This section of Jesus’ sermon on the mount illustrates one of many new ways of thinking, acting and living that Jesus' proposes to his audience.
Surely these words sounded strange or upside down to men and women who grew up in a occupied country, who were commonly mistreated by foreign soldiers, who were forced to be compliant to people they perceived as evil overlords, who were forced to pay homage and taxes to a King who not of their choosing.
Unlike the many Messiahs who had come before, these words of Jesus were not incitations to violent upheaval or the words of revolution.
I think Jesus would say that his words, while not a call to violence, were the most revolutionary words of all.

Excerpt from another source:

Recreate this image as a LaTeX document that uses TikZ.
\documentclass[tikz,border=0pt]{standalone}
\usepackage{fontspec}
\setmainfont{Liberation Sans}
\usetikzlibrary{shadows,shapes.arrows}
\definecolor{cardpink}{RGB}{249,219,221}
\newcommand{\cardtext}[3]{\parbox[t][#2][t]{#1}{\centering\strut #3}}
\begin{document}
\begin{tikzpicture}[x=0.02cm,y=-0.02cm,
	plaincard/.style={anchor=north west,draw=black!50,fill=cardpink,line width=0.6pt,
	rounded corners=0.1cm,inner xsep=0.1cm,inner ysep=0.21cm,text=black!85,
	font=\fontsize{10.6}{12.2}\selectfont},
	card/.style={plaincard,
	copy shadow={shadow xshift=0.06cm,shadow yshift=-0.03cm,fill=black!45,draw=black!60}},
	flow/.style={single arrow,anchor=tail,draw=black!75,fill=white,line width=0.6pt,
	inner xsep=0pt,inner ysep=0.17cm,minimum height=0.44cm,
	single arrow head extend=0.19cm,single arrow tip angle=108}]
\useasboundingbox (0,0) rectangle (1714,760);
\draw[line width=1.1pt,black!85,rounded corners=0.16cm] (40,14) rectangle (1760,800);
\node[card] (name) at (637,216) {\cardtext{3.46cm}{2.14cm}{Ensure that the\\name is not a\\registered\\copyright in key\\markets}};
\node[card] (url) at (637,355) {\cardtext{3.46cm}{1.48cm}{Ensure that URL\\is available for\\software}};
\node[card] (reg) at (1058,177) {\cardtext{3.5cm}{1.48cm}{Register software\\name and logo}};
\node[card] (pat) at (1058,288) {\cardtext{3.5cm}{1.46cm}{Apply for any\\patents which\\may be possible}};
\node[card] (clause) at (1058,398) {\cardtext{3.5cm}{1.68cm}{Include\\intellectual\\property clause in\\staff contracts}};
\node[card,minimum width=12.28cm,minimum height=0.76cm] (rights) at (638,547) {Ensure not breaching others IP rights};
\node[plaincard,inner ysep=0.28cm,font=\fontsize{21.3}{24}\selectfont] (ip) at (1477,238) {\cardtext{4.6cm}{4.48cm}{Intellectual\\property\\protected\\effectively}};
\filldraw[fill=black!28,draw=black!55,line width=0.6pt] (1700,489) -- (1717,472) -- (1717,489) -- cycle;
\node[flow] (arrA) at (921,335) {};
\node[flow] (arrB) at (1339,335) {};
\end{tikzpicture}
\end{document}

Rather than violence, His words advocated unconditonal love and unbounded compassion and personal sacrifice.
He spent his ministry foretelling a kingdom that was coming into being. A Kingdom where God rules in love and where Kingdom subjects are focused on taking care of each other.
You see this teaching throughout the gospels, from that moment in Nazareth when Jesus says reads from Isaiah, “The Spirit of the Lord is upon me,
because he has anointed me
to bring good news to the poor.
He has sent me to proclaim release to the captives
and recovery of sight to the blind,
to let the oppressed go free
to proclaim the year of the Lord’s favor.” And then follows up the reading with the words, “Today, these words are fulfilled,”

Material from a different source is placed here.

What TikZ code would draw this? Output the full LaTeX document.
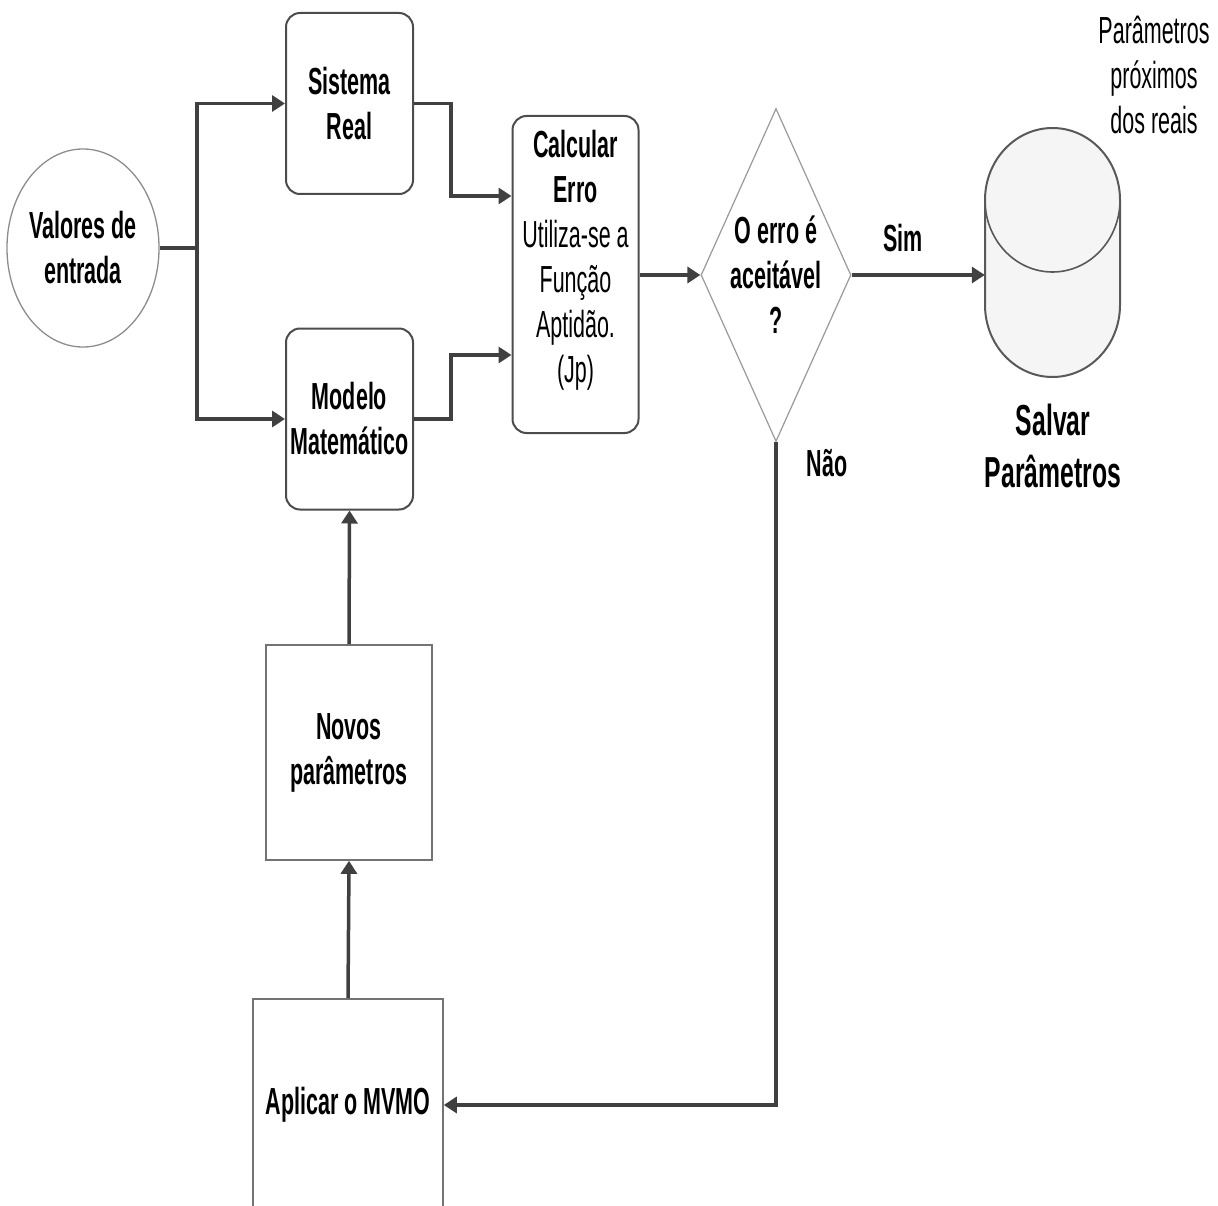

And you see the teaching in those words from the cross on Friday, “Forgive them.”
All of Jesus’ life was dedicated to teaching a new way of living. The New is often rejected and those who were bound to keep the status quo the status quo responded to Jesus with violence and hate.
He became the target for their anger and their small mindedness.
Through a conspiracy involving church and state, Jesus was condemned and died as a sinner on a cross.
Interestingly, Jesus arrest, trial, and death gave him ample opportunity to practice what he preached, to put the Kingdom way on display.
Whereas the Messiahs who had come before stayed dead after their comeupins, Jesus remarkably came back to life.
Resurrection. Life back into his body. Standing before Mary. Walking with disciples on the road. Challenging the disciples to investigate his crucifixion wounds . Cooking fish for breakfast. Encouraging his disciples to continue the work- the work of love and grace.
Some call the resurrection a miracle.
Some call the resurrection a triumphal victory.
Some call the resurrection Salvific.
While all these things may be true, I call resurrection vindication.
Resurrection is vindication, not only of Jesus' personhood, but of his teaching- his way, one might call it the Kingdom way. You find its elements in the Sermon on the Mount, in parables and throughout Jesus’ life and ministry. And since this is Easter, and the Easter event means that Jesus’ teaching is worth hearing.
Let me try to sum up that teaching.
This is Jesus’ way …
Reflect God’s love, not just in words, but in every possible way.
Love people, even people who aren't lovable.
Live upside down and inside out- that’s the beatitude way.
Serve rather than be served.
Treat people with respect- the way you want to be treated.
Quit judging what you don’t know and haven’t experienced.
Reject vengeance and retaliation.
Embrace strangers, the left behind, the bullied, the outcast, the untouchable.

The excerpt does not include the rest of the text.